Although the standby mode affects the entire device, each device channel pair can also be individually switched off by setting control register bits C[15:13] (PD_x). When reactivated, the relevant channel pair requires 10 ms to fully settle before starting a new conversion. The internal reference remains active, except all channels are powered down at the same time.
The auto-NAP power-down mode is enabled by asserting the A-NAP bit (C22) in the control register. If the auto-NAP mode is enabled, the ADS8555 device automatically reduces the current requirement to 6 mA after finishing a conversion; thus, the end of conversion actually activates the power-down mode. Triggering a new conversion by applying a positive CONVST_x edge puts the device back into normal operation, starts the acquisition of the analog input, and automatically starts a new conversion six conversion clock cycles later. Therefore, a complete conversion cycle takes 24.5 conversion clock cycles; thus, the maximum throughput rate in auto-NAP power-down mode is reduced to a maximum of 380 kSPS in serial mode, and 500 kSPS in parallel mode. The internal reference remains active during the auto-NAP mode. Table 4 compares the analog current requirements of the device in the different modes.

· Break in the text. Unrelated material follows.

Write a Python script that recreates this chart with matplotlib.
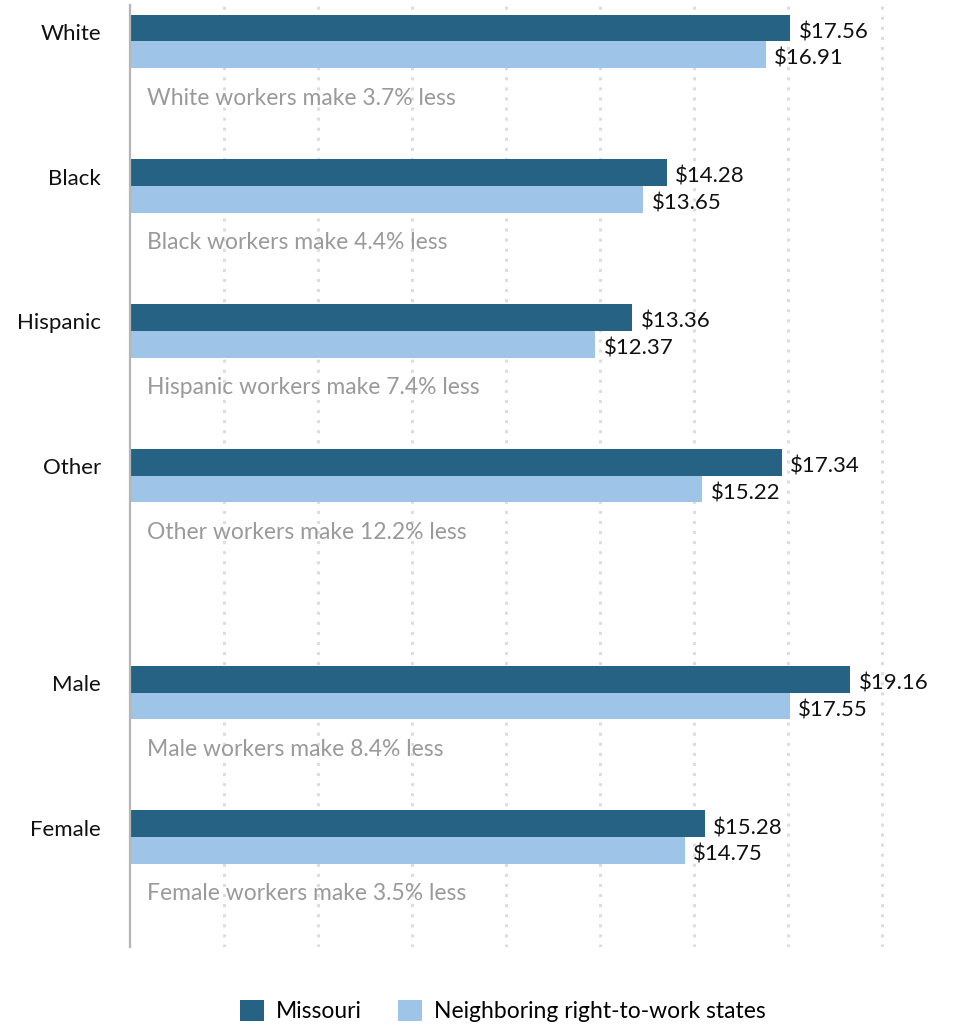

The control register settings can only be changed in software mode and are not affected when switching to hardware mode thereafter. The register values are independent from input pin settings. Changes are active with the rising edge of WR in parallel interface mode or with the 32nd falling SCLK edge of the access in which the register content has been updated in serial mode. Optionally, the register can also be partially updated by writing only the upper eight bits (C[31:24]). The CR content is defined in Table 5.